La demande mondiale pour les métaux est au rendez-vous. Le potentiel du sous-sol québécois ne fait plus de doutes. Sauf qu'il manque un bon joueur de centre pour compléter le premier trio de l'exploration minière québécois, d'après plusieurs voix entendues dans le milieu: des entrepreneurs d'ici.

Le constat est brutal, compte tenu de la population de la province et de la richesse de son territoire: au 30 septembre, seulement 89 des quelque 1250 sociétés minières cotées au TSX et au TSX Croissance étaient québécoises (7%). Depuis janvier 2009, sur environ 450 nouvelles inscriptions de minières sur les deux bourses, seulement 17 provenaient du Québec (4%).

«Ça ne me fait pas plaisir de dire cela, mais il manque d'entrepreneurs», a affirmé le président et chef de la direction de Ressources Géoméga, Simon Britt. Lui-même entrepreneur dans la trentaine, M. Britt participait à un panel au congrès Québec Exploration 2011, dans la Vieille Capitale.

Dans une récente entrevue à La Presse Affaires, le directeur des investissements en ressources naturelles au Fonds de solidarité FTQ, Dany Pelletier, sonnait aussi l'alarme. Et d'après Michel Gauthier, professeur en prospection minière à l'UQÀM et président d'honneur du congrès, les conséquences de l'absence des entrepreneurs d'ici sont prévisibles. «S'il n'y pas d'entrepreneurs, il n'y aura pas de compagnies, il n'y aura pas d'histoires à succès comme Virginia et Osisko.»

Selon M. Gauthier, avoir des entrepreneurs québécois est un moyen de tirer profit à long terme du secteur minier. «Les multinationales (principalement britanniques) et les sociétés d'État étrangères dominent le secteur, constatent-ils. Il est très important d'avoir des entrepreneurs d'ici, qui créent du dynamisme, et d'avoir une certaine mainmise ici.»
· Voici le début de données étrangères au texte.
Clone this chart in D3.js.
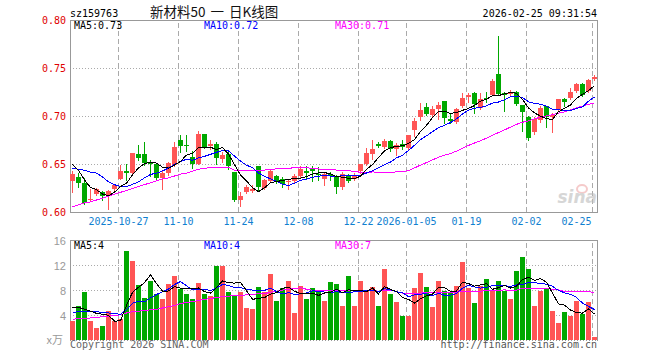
<!DOCTYPE html>
<html lang="zh-CN">
<head>
<meta charset="UTF-8">
<title>sz159763 日K线图</title>
<script src="https://cdn.jsdelivr.net/npm/d3@7"></script>
<style>
  body { margin: 0; background: #fff; overflow: hidden; }
  svg { display: block; }
  .mono { font-family: "DejaVu Sans Mono", monospace; font-size: 10px; }
</style>
</head>
<body>
<div id="chart"></div>
<script>
// trading days shown on the chart
const dates = [
  "2025-10-15","2025-10-16","2025-10-17","2025-10-20","2025-10-21","2025-10-22","2025-10-23","2025-10-24",
  "2025-10-27","2025-10-28","2025-10-29","2025-10-30","2025-10-31",
  "2025-11-03","2025-11-04","2025-11-05","2025-11-06","2025-11-07","2025-11-10","2025-11-11","2025-11-12",
  "2025-11-13","2025-11-14","2025-11-17","2025-11-18","2025-11-19","2025-11-20","2025-11-21","2025-11-24",
  "2025-11-25","2025-11-26","2025-11-27","2025-11-28",
  "2025-12-01","2025-12-02","2025-12-03","2025-12-04","2025-12-05","2025-12-08","2025-12-09","2025-12-10",
  "2025-12-11","2025-12-12","2025-12-15","2025-12-16","2025-12-17","2025-12-18","2025-12-19","2025-12-22",
  "2025-12-23","2025-12-24","2025-12-25","2025-12-26","2025-12-29","2025-12-30","2025-12-31",
  "2026-01-05","2026-01-06","2026-01-07","2026-01-08","2026-01-09","2026-01-12","2026-01-13","2026-01-14",
  "2026-01-15","2026-01-16","2026-01-19","2026-01-20","2026-01-21","2026-01-22","2026-01-23","2026-01-26",
  "2026-01-27","2026-01-28","2026-01-29","2026-01-30",
  "2026-02-02","2026-02-03","2026-02-04","2026-02-05","2026-02-06","2026-02-09","2026-02-10","2026-02-11",
  "2026-02-12","2026-02-13","2026-02-24","2026-02-25"
];

const openP = [
  0.633,0.637,0.631,0.613,0.619,0.621,0.617,0.624,0.635,0.643,0.641,0.661,0.661,0.653,0.650,0.636,
  0.641,0.649,0.675,0.670,0.658,0.650,0.682,0.669,0.671,0.656,0.661,0.642,0.613,0.621,0.622,0.648,
  0.626,0.633,0.638,0.635,0.632,0.633,0.638,0.643,0.646,0.640,0.635,0.640,0.638,0.627,0.638,0.635,
  0.643,0.650,0.661,0.671,0.668,0.674,0.666,0.671,0.667,0.686,0.700,0.710,0.702,0.708,0.716,0.697,
  0.694,0.711,0.720,0.724,0.709,0.719,0.722,0.744,0.725,0.723,0.726,0.712,0.699,0.684,0.696,0.711,
  0.699,0.707,0.718,0.719,0.727,0.734,0.727,0.739
];
const highP = [
  0.643,0.641,0.636,0.624,0.626,0.622,0.623,0.629,0.649,0.650,0.662,0.670,0.673,0.655,0.651,0.644,
  0.653,0.673,0.681,0.681,0.664,0.685,0.682,0.675,0.673,0.663,0.664,0.642,0.621,0.629,0.629,0.648,
  0.635,0.644,0.639,0.637,0.635,0.640,0.648,0.648,0.648,0.647,0.642,0.642,0.639,0.642,0.640,0.641,
  0.651,0.667,0.676,0.673,0.677,0.675,0.672,0.676,0.681,0.698,0.714,0.714,0.711,0.715,0.716,0.703,
  0.709,0.724,0.725,0.726,0.725,0.726,0.739,0.784,0.726,0.728,0.727,0.712,0.701,0.699,0.711,0.711,
  0.704,0.718,0.719,0.730,0.735,0.735,0.739,0.743
];
const lowP = [
  0.621,0.627,0.609,0.612,0.618,0.613,0.604,0.623,0.635,0.634,0.641,0.655,0.649,0.638,0.635,0.625,
  0.639,0.648,0.663,0.664,0.646,0.650,0.667,0.666,0.651,0.653,0.645,0.612,0.607,0.620,0.621,0.623,
  0.624,0.632,0.631,0.627,0.625,0.632,0.636,0.636,0.633,0.634,0.629,0.634,0.620,0.624,0.632,0.634,
  0.641,0.649,0.656,0.668,0.667,0.664,0.660,0.666,0.666,0.680,0.696,0.702,0.700,0.697,0.693,0.693,
  0.693,0.710,0.715,0.704,0.708,0.715,0.722,0.723,0.706,0.722,0.712,0.685,0.675,0.682,0.694,0.689,
  0.684,0.706,0.711,0.718,0.726,0.721,0.726,0.738
];
const closeP = [
  0.640,0.631,0.610,0.614,0.624,0.617,0.622,0.629,0.643,0.641,0.662,0.657,0.652,0.650,0.636,0.641,
  0.652,0.668,0.669,0.669,0.650,0.682,0.668,0.671,0.657,0.660,0.648,0.613,0.617,0.627,0.624,0.627,
  0.634,0.643,0.633,0.630,0.633,0.638,0.645,0.641,0.643,0.639,0.640,0.638,0.627,0.640,0.633,0.639,
  0.650,0.662,0.666,0.669,0.674,0.666,0.670,0.668,0.681,0.695,0.707,0.703,0.708,0.712,0.698,0.695,
  0.708,0.719,0.722,0.713,0.718,0.718,0.737,0.723,0.722,0.726,0.713,0.705,0.678,0.697,0.709,0.699,
  0.702,0.718,0.715,0.726,0.734,0.722,0.738,0.741
];
// volume, x万
const volume = [
  3.1,5.6,7.8,3.2,2.0,2.4,4.8,3.1,3.4,14.4,12.8,8.9,6.8,9.6,7.5,6.6,
  9.1,10.4,8.3,7.5,6.6,9.2,7.5,7.1,11.9,12.0,7.7,7.2,7.8,5.2,5.0,8.6,
  7.7,10.6,6.4,8.4,9.6,4.4,8.8,6.6,8.4,7.9,6.3,9.4,9.1,5.5,10.3,5.6,
  9.6,8.0,8.6,5.5,11.4,7.4,6.2,3.9,4.0,8.4,10.8,8.6,5.3,9.6,8.0,7.8,
  8.8,12.5,8.4,6.0,8.8,9.8,8.0,9.6,8.0,6.6,11.2,13.4,11.4,5.5,8.0,8.3,
  4.7,2.8,4.5,4.0,6.4,4.2,6.1,0.5
];

// moving-average values before a full window exists
const priceMa5Head = [0.650,0.644,0.634,0.626];
const priceMa10Head = [0.646,0.645,0.644,0.642,0.641,0.637,0.632,0.629,0.627];
const priceMa30Head = [
  0.606,0.608,0.610,0.611,0.613,0.615,0.617,0.619,0.621,0.623,0.625,0.627,0.629,0.631,0.633,
  0.635,0.636,0.638,0.640,0.641,0.643,0.645,0.646,0.647,0.647,0.647,0.647,0.644,0.644
];
const volMa5Head = [5.2,5.3,5.0,4.7];
const volMa10Head = [4.5,4.6,4.7,4.7,4.6,4.5,4.4,4.3,4.2];
const volMa30Head = [
  3.4,3.5,3.5,3.6,3.7,3.8,3.9,4.0,4.1,4.4,4.6,4.7,4.8,4.9,5.0,
  5.2,5.4,5.6,5.9,6.1,6.2,6.4,6.6,6.7,6.9,7.0,7.1,7.2,7.2
];

const priceTicks = [0.60,0.65,0.70,0.75,0.80];
const volTicks = [4,8,12,16];
const dateTicks = ["2025-10-27","2025-11-10","2025-11-24","2025-12-08","2025-12-22",
                   "2026-01-05","2026-01-19","2026-02-02","2026-02-25"];
const dateTickLabels = ["2025-10-27","11-10","11-24","12-08","12-22",
                        "2026-01-05","01-19","02-02","02-25"];

const RED = "#ff5555", GREEN = "#00a800";
const left = 70, right = 597;
const pTop = 20.5, pBottom = 212.5, vTop = 240.5, vBottom = 340.5;

function movingAvg(values, n, head) {
    return values.map((v, i) => i < n - 1 ? head[i] : d3.mean(values.slice(i - n + 1, i + 1)));
}

const svg = d3.select("#chart").append("svg")
    .attr("width", 660)
    .attr("height", 360);

const x = d3.scaleBand().domain(dates).range([left, right]).paddingInner(1 / 6).paddingOuter(0);
const y = d3.scaleLinear().domain([0.60, 0.80]).range([pBottom, pTop]);
const yv = d3.scaleLinear().domain([0, 16]).range([vBottom, vTop]);
const x0 = d => Math.round(x(d));
const xc = d => x0(d) + 2.5;

// grid lines
const grid = svg.append("g").attr("shape-rendering", "crispEdges");
[y(0.75), y(0.70), y(0.65), yv(12), yv(8), yv(4)].forEach(gy => {
    const py = Math.round(gy - 0.5) + 0.5;
    grid.append("line")
        .attr("x1", left).attr("x2", right + 1)
        .attr("y1", py).attr("y2", py)
        .attr("stroke", "#aaa").attr("stroke-dasharray", "1,2");
});
dateTicks.forEach(d => {
    [[pTop, pBottom], [vTop, vBottom]].forEach(([a, b]) => {
        grid.append("line")
            .attr("x1", x0(d) + 0.5).attr("x2", x0(d) + 0.5)
            .attr("y1", a + 2).attr("y2", b)
            .attr("stroke", "#aaa").attr("stroke-dasharray", "5,3");
    });
});

// frames
const frame = svg.append("g").attr("shape-rendering", "crispEdges")
    .attr("fill", "none").attr("stroke", "#999");
frame.append("rect").attr("x", left + 0.5).attr("y", pTop).attr("width", right - left).attr("height", pBottom - pTop);
frame.append("path").attr("d", `M${left + 0.5},${vBottom}V${vTop}H${right + 0.5}V${vBottom}`);
frame.append("line").attr("x1", left).attr("x2", right + 1).attr("y1", vBottom).attr("y2", vBottom)
    .attr("stroke-dasharray", "1,2");

// sina watermark
const wm = svg.append("g").attr("opacity", 0.6);
wm.append("ellipse").attr("cx", 582).attr("cy", 189).attr("rx", 5).attr("ry", 4)
    .attr("fill", "none").attr("stroke", "#f0a8a8").attr("stroke-width", 2);
wm.append("text").attr("x", 597).attr("y", 203).attr("text-anchor", "end")
    .attr("font-family", "DejaVu Sans").attr("font-style", "italic").attr("font-weight", "bold")
    .attr("font-size", 17).attr("fill", "#bbb").text("sina");

// candles
const candles = svg.append("g").attr("shape-rendering", "crispEdges")
    .selectAll("g").data(dates).enter().append("g")
    .attr("fill", (d, i) => closeP[i] >= openP[i] ? RED : GREEN)
    .attr("stroke", (d, i) => closeP[i] >= openP[i] ? RED : GREEN);

candles.append("line")
    .attr("x1", d => xc(d)).attr("x2", d => xc(d))
    .attr("y1", (d, i) => Math.round(y(highP[i])))
    .attr("y2", (d, i) => Math.round(y(lowP[i])) + 1);

candles.append("rect")
    .attr("stroke", "none")
    .attr("x", d => x0(d))
    .attr("width", x.bandwidth())
    .attr("y", (d, i) => Math.round(y(Math.max(openP[i], closeP[i]))))
    .attr("height", (d, i) => Math.max(1, Math.round(y(Math.min(openP[i], closeP[i]))) - Math.round(y(Math.max(openP[i], closeP[i])))));

// volume bars
svg.append("g").attr("shape-rendering", "crispEdges")
    .selectAll("rect").data(dates).enter().append("rect")
    .attr("x", d => x0(d))
    .attr("width", x.bandwidth())
    .attr("y", (d, i) => Math.round(yv(volume[i])))
    .attr("height", (d, i) => Math.round(vBottom - 0.5) - Math.round(yv(volume[i])))
    .attr("fill", (d, i) => closeP[i] >= openP[i] ? RED : GREEN);

// moving averages
function drawMa(values, scale, color) {
    svg.append("path")
        .datum(values)
        .attr("fill", "none")
        .attr("stroke", color)
        .attr("stroke-width", 1)
        .attr("shape-rendering", "crispEdges")
        .attr("d", d3.line().x((d, i) => xc(dates[i])).y(d => scale(d)));
}
drawMa(movingAvg(closeP, 30, priceMa30Head), y, "#ff00ff");
drawMa(movingAvg(closeP, 10, priceMa10Head), y, "#0000ff");
drawMa(movingAvg(closeP, 5, priceMa5Head), y, "#000");
drawMa(movingAvg(volume, 30, volMa30Head), yv, "#ff00ff");
drawMa(movingAvg(volume, 10, volMa10Head), yv, "#0000ff");
drawMa(movingAvg(volume, 5, volMa5Head), yv, "#000");

// axes
const priceAxis = svg.append("g")
    .attr("transform", `translate(${left},0)`)
    .call(d3.axisLeft(y).tickValues(priceTicks).tickFormat(d3.format(".2f")).tickSize(0).tickPadding(4));
priceAxis.select(".domain").remove();
priceAxis.attr("font-family", "DejaVu Sans Mono, monospace").attr("font-size", 10);
priceAxis.selectAll("text").attr("fill", "#e00000");

const volAxis = svg.append("g")
    .attr("transform", `translate(${left},0)`)
    .call(d3.axisLeft(yv).tickValues(volTicks).tickSize(0).tickPadding(4));
volAxis.select(".domain").remove();
volAxis.attr("font-family", "Liberation Sans, Arial, sans-serif").attr("font-size", 11);
volAxis.selectAll("text").attr("fill", "#999");

const dateAxis = svg.append("g")
    .attr("transform", `translate(${-x.bandwidth() / 2 + 0.5},${pBottom})`)
    .call(d3.axisBottom(x).tickValues(dateTicks).tickFormat((d, i) => dateTickLabels[i]).tickSize(0).tickPadding(5));
dateAxis.select(".domain").remove();
dateAxis.attr("font-family", "DejaVu Sans Mono, monospace").attr("font-size", 10);
dateAxis.selectAll("text").attr("fill", "#1080d0");
dateAxis.selectAll(".tick:last-of-type text").attr("text-anchor", "end").attr("x", -1);

// header and legends
svg.append("text").attr("class", "mono").attr("x", 70).attr("y", 17).attr("fill", "#000").text("sz159763");
svg.append("text").attr("x", 150).attr("y", 17)
    .attr("font-family", "Noto Sans CJK SC").attr("font-size", 13.5).attr("fill", "#111")
    .attr("word-spacing", 2)
    .text("新材料50 一 日K线图");
svg.append("text").attr("class", "mono").attr("x", 597).attr("y", 17).attr("text-anchor", "end")
    .attr("fill", "#000").text("2026-02-25 09:31:54");

const legends = [
    ["MA5:0.73", 74, 29, "#000"], ["MA10:0.72", 204, 29, "#0000ff"], ["MA30:0.71", 335, 29, "#ff00ff"],
    ["MA5:4", 74, 249, "#000"], ["MA10:4", 204, 249, "#0000ff"], ["MA30:7", 335, 249, "#ff00ff"]
];
legends.forEach(([t, lx, ly, c]) => {
    svg.append("text").attr("class", "mono").attr("x", lx).attr("y", ly).attr("fill", c).text(t);
});

svg.append("text").attr("x", 63).attr("y", 344).attr("text-anchor", "end")
    .attr("font-family", "Noto Sans CJK SC").attr("font-size", 11).attr("fill", "#999").text("x万");
svg.append("text").attr("class", "mono").attr("x", 70).attr("y", 348).attr("fill", "#666")
    .text("Copyright 2026 SINA.COM");
svg.append("text").attr("class", "mono").attr("x", 597).attr("y", 348).attr("text-anchor", "end")
    .attr("fill", "#555").text("http://finance.sina.com.cn");
</script>
</body>
</html>
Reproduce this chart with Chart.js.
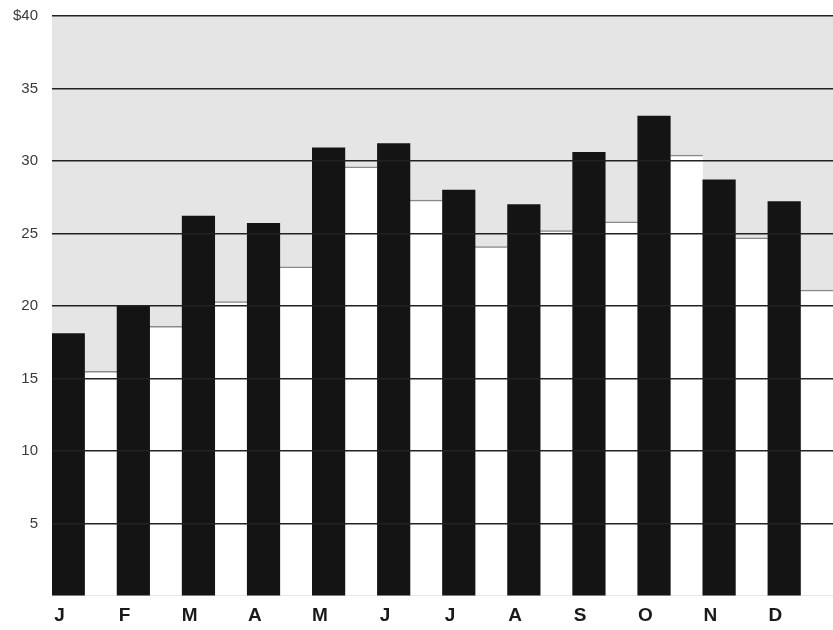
<!DOCTYPE html>
<html>
<head>
<meta charset="utf-8">
<script src="https://cdn.jsdelivr.net/npm/chart.js@4"></script>
<style>
  html, body { margin: 0; padding: 0; background: #ffffff; }
  #wrap { width: 833px; height: 630px; }
</style>
</head>
<body>
<div id="wrap"><canvas id="c" width="833" height="630"></canvas></div>
<script>
// Monthly prices, two series per month
const months = ['J', 'F', 'M', 'A', 'M', 'J', 'J', 'A', 'S', 'O', 'N', 'D'];
const darkSeries = [18.1, 20.0, 26.2, 25.7, 30.9, 31.2, 28.0, 27.0, 30.6, 33.1, 28.7, 27.2];
const lightSeries = [15.5, 18.6, 20.3, 22.7, 29.6, 27.3, 24.1, 25.2, 25.8, 30.4, 24.7, 21.1];
const yTicks = [0, 5, 10, 15, 20, 25, 30, 35, 40];

// Light grey plot background
const plotBackground = {
  id: 'plotBackground',
  beforeDraw(chart) {
    const { ctx, chartArea: a } = chart;
    ctx.save();
    ctx.fillStyle = '#e5e5e5';
    ctx.fillRect(a.left, a.top, a.right - a.left, a.bottom - a.top);
    ctx.restore();
  }
};

new Chart(document.getElementById('c'), {
  type: 'bar',
  data: {
    labels: months,
    datasets: [
      {
        data: darkSeries,
        backgroundColor: '#141414',
        borderWidth: 0,
        categoryPercentage: 1,
        barPercentage: 1
      },
      {
        data: lightSeries,
        backgroundColor: '#ffffff',
        borderColor: '#8a8a8a',
        borderWidth: { top: 1.5, left: 0, right: 0, bottom: 1 },
        categoryPercentage: 1,
        barPercentage: 1
      }
    ]
  },
  options: {
    responsive: false,
    animation: false,
    layout: { padding: { top: 16, right: 0, left: 0, bottom: 0 } },
    plugins: {
      legend: { display: false },
      tooltip: { enabled: false }
    },
    scales: {
      x: {
        grid: { display: false },
        border: { display: false },
        ticks: {
          labelOffset: -25,
          padding: 0,
          color: '#1a1a1a',
          font: { family: '"Liberation Sans", Arial, sans-serif', size: 19, weight: 'bold' },
          maxRotation: 0,
          autoSkip: false
        },
        afterFit(scale) { scale.height = 34; }
      },
      y: {
        min: 0,
        max: 40,
        afterBuildTicks(scale) { scale.ticks = yTicks.map(v => ({ value: v })); },
        grid: {
          z: 1,
          drawTicks: false,
          lineWidth: 1.5,
          color: (ctx) => (ctx.tick && ctx.tick.value === 0 ? 'rgba(0,0,0,0)' : '#222222')
        },
        border: { display: false },
        ticks: {
          padding: 14,
          color: '#3a3a3a',
          font: { family: '"Liberation Sans", Arial, sans-serif', size: 15 },
          callback: (v) => (v === 0 ? '' : (v === 40 ? '$' + v : String(v)))
        },
        afterFit(scale) {
          scale.width = 52;
          scale.paddingTop = 0;
        }
      }
    }
  },
  plugins: [plotBackground]
});
</script>
</body>
</html>
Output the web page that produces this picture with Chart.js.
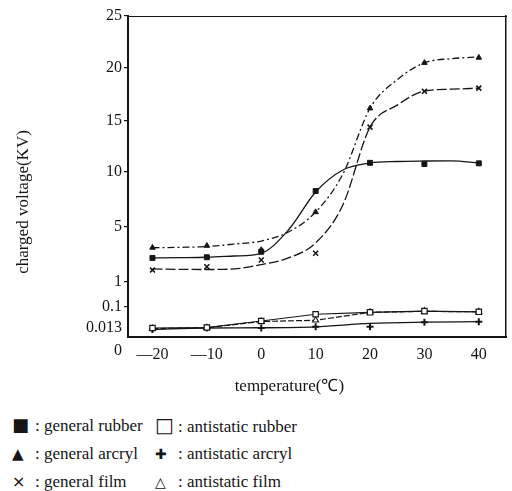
<!DOCTYPE html>
<html>
<head>
<meta charset="utf-8">
<script src="https://cdn.jsdelivr.net/npm/chart.js@4.4.0/dist/chart.umd.min.js"></script>
<style>
  body { margin: 0; background: #fff; }
  #wrap { position: relative; width: 512px; height: 491px; }
  #legend div { position: absolute; font-family: "Liberation Serif", serif; font-size: 17px; color: #151515; height: 28px; line-height: 28px; white-space: nowrap; }
  #legend .mk { display: inline-block; width: 23px; font-family: "DejaVu Sans", sans-serif; text-align: left; }
</style>
</head>
<body>
<div id="wrap">
  <canvas id="myChart" width="512" height="400"></canvas>
  <div id="legend"></div>
</div>
<script>
const temps = [-20, -10, 0, 10, 20, 30, 40];
const curveTemps = [-20, -15, -10, -5, 0, 5, 10, 15, 20, 25, 30, 35, 40];

// measured points (KV)
const rubberPts = [2.75, 2.8, 3.2, 8.27, 10.9, 10.78, 10.85];
const arcrylPts = [3.5, 3.64, 3.33, 6.36, 16.2, 20.5, 21.0];
const filmPts = [1.87, 2.11, 2.6, 3.09, 14.4, 17.8, 18.1];
const asRubberPts = [0.013, 0.015, 0.042, 0.070, 0.078, 0.083, 0.080];
const asArcrylPts = [0.011, 0.013, 0.013, 0.018, 0.018, 0.037, 0.039];
const asFilmPts = [0.012, 0.014, 0.040, 0.045, 0.078, 0.082, 0.080];

// fitted curves, every 5 degrees
const rubberCurve = [2.75, 2.77, 2.8, 2.89, 3.09, 4.78, 8.18, 10.2, 10.88, 11.03, 11.08, 11.1, 10.88];
const arcrylCurve = [3.49, 3.52, 3.58, 3.76, 3.98, 4.64, 6.36, 9.8, 16.2, 18.9, 20.5, 20.9, 21.06];
const filmCurve = [1.95, 1.92, 1.91, 1.95, 2.27, 2.75, 3.84, 7.0, 14.4, 16.5, 17.83, 18.0, 18.1];
const asArcrylLine = [0.011, 0.013, 0.014, 0.018, 0.032, 0.037, 0.039];

// y axis is broken, every tick has its own place on the axis
const yTickValues = [0, 0.013, 0.1, 1, 5, 10, 15, 20, 25];
const yTickLabels = ['0', '0.013', '0.1', '1', '5', '10', '15', '20', '25'];
const yTickPlace = [0, 9, 30, 55, 110, 165, 216, 269, 321];

const legendNames = ['general rubber', 'antistatic rubber', 'general arcryl', 'antistatic arcryl', 'general film', 'antistatic film'];
const legendMarks = ['■', '□', '▲', '✚', '×', '△'];

const ink = '#151515';
const serif = 'Liberation Serif';

function toAxis(v) {
  for (let i = 0; i < yTickValues.length - 1; i++) {
    const a = yTickValues[i], b = yTickValues[i + 1];
    if (v <= b || i == yTickValues.length - 2) {
      return yTickPlace[i] + (v - a) / (b - a) * (yTickPlace[i + 1] - yTickPlace[i]);
    }
  }
}

function pts(xs, ys) {
  return xs.map((x, i) => ({ x: x, y: toAxis(ys[i]) }));
}

function curve(xs, ys, dash) {
  return {
    data: pts(xs, ys),
    borderColor: ink,
    borderWidth: 1.3,
    borderDash: dash,
    pointRadius: 0,
    cubicInterpolationMode: 'monotone',
    fill: false
  };
}

function marks(ys, style, fill, r, bw, line, dash) {
  return {
    data: pts(temps, ys),
    showLine: !!line,
    borderColor: ink,
    borderWidth: 1.2,
    borderDash: dash || [],
    pointStyle: style,
    pointRadius: r,
    pointBackgroundColor: fill,
    pointBorderColor: ink,
    pointBorderWidth: bw
  };
}

const ctx = document.getElementById('myChart');

new Chart(ctx, {
  type: 'line',
  data: {
    datasets: [
      marks(rubberPts, 'rect', ink, 3.5, 1),
      marks(arcrylPts, 'triangle', ink, 3.2, 1),
      marks(filmPts, 'crossRot', ink, 3.5, 1.6),
      marks(asRubberPts, 'rect', '#fff', 3.8, 1.2, true),
      marks(asArcrylPts, 'cross', ink, 3.5, 2),
      marks(asFilmPts, 'triangle', '#fff', 3.5, 1.1, true, [6, 2]),
      curve(curveTemps, rubberCurve, []),
      curve(curveTemps, arcrylCurve, [7, 3, 2, 3]),
      curve(curveTemps, filmCurve, [10, 3]),
      curve(temps, asArcrylLine, [])
    ]
  },
  options: {
    responsive: false,
    animation: false,
    devicePixelRatio: 1,
    layout: { padding: { top: 16, right: 2, left: 0, bottom: 0 } },
    plugins: { legend: { display: false }, tooltip: { enabled: false } },
    scales: {
      x: {
        type: 'linear', min: -24.5, max: 45,
        afterBuildTicks: s => { s.ticks = temps.map(v => ({ value: v })); },
        afterFit: s => { s.height = 63; },
        ticks: {
          autoSkip: false, maxRotation: 0, padding: 8, color: ink,
          font: { family: serif, size: 16 },
          callback: v => v < 0 ? '\u2014' + (-v) : '' + v
        },
        grid: { display: false, drawTicks: false },
        border: { color: ink, width: 2 },
        title: {
          display: true, text: 'temperature(℃)' + '\u00a0'.repeat(13), color: ink,
          font: { family: serif, size: 17 }, padding: { top: 0, bottom: 3 }
        }
      },
      y: {
        type: 'linear', min: 0, max: 321,
        afterBuildTicks: s => { s.ticks = yTickPlace.map(v => ({ value: v })); },
        afterFit: s => { s.width = 128; },
        ticks: {
          autoSkip: false, padding: 2, color: ink,
          font: c => ({ family: serif, size: 16, lineHeight: c.index === 0 ? '27px' : 1.2 }),
          callback: (v, i) => i === 0 ? ['', yTickLabels[0]] : yTickLabels[i]
        },
        grid: {
          drawOnChartArea: false, drawTicks: true, tickLength: 4, lineWidth: 1.2,
          tickColor: c => c.index < 2 ? 'rgba(0,0,0,0)' : ink
        },
        border: { color: ink, width: 2 },
        title: {
          display: true, text: 'charged voltage(KV)' + '\u00a0'.repeat(12), color: ink,
          font: { family: serif, size: 17 }, padding: { top: 13, bottom: 0 }
        }
      },
      x2: {
        type: 'linear', position: 'top', display: true, min: -24.5, max: 45,
        ticks: { display: false }, grid: { display: false, drawTicks: false },
        border: { color: ink, width: 1, dash: [7, 3, 2, 3] },
        afterFit: s => { s.height = 0; }
      },
      y2: {
        type: 'linear', position: 'right', display: true, min: 0, max: 321,
        ticks: { display: false }, grid: { display: false, drawTicks: false },
        border: { color: ink, width: 1.5 },
        afterFit: s => { s.width = 0; }
      }
    }
  }
});

// legend below the chart, two columns like the figure
const legend = document.getElementById('legend');
const markSize = [18, 20, 15, 14, 16, 14];
legendNames.forEach((name, i) => {
  const d = document.createElement('div');
  d.style.left = (i % 2 == 0 ? 12 : 155) + 'px';
  d.style.top = (411 + Math.floor(i / 2) * 28.5) + 'px';
  d.innerHTML = `<span class="mk" style="font-size:${markSize[i]}px">${legendMarks[i]}</span>: ${name}`;
  legend.appendChild(d);
});
</script>
</body>
</html>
En plus, soutient M. Gauthier, les entrepreneurs locaux ont davantage tendance à faire affaire avec des firmes d'ici pour les services et le soutien. «Cela crée un tissu, une grappe industrielle et un savoir exportable.»

Une chaire de recherche

Le problème est assez sérieux pour que l'UQAM et l'UQAT (Université du Québec en Abitibi-Témiscamingue) créent il y a quelques jours une chaire de recherche en entrepreneuriat minier, «manifestation concrète de la volonté des deux institutions d'accroître la participation québécoise dans l'industrie minière». Le ministère des Ressources naturelles du Québec y consacrera 750 000$ sur cinq ans.

«Nous voulons essayer d'aller chercher un enrichissement collectif, apporter des conditions gagnantes pour amener des nouvelles sociétés d'exploration», a résumé Suzanne Durand, codirectrice de la chaire et professeure en sciences de la gestion à l'UQAT, croisée au congrès québécois.

On ne connaît pas les causes exactes de ce manque d'entrepreneurs. Les gens du milieu s'entendent pour dire que le nombre d'investisseurs dans le secteur minier est beaucoup moins élevé au Québec qu'en Ontario ou en Colombie-Britannique. Le départ de la Bourse de Montréal a nui à la recherche de financement des Québécois qui veulent tenter leur chance, a avancé Glenn Mullan, président-directeur général des Mines de la Vallée de l'Or.

Aussi, la mise en place du jalonnement par carte (par internet), a permis «aux avocats et comptables de Vancouver» d'obtenir facilement des titres miniers québécois à partir de leur bureau, a ajouté M. Mullan. Cela a porté un dur coup aux prospecteurs qui foulaient le territoire pour le jalonner.

Des pistes de solutions sont évoquées. Simon Britt, de Géoméga, lance l'idée d'un programme de parrainage pour les nouveaux entrepreneurs, pour faciliter le démarrage et l'entrée en Bourse. Pour Philippe Cloutier, président et chef de la direction de Ressources Cartier, il faut créer une relève dans le secteur financier, afin de multiplier le nombre d'investisseurs prêts à soutenir les petites sociétés minières québécoises. Pour attirer l'attention de potentiels entrepreneurs, il faut aussi parler davantage des exemples de succès comme Osisko, affirme Glenn Mullan.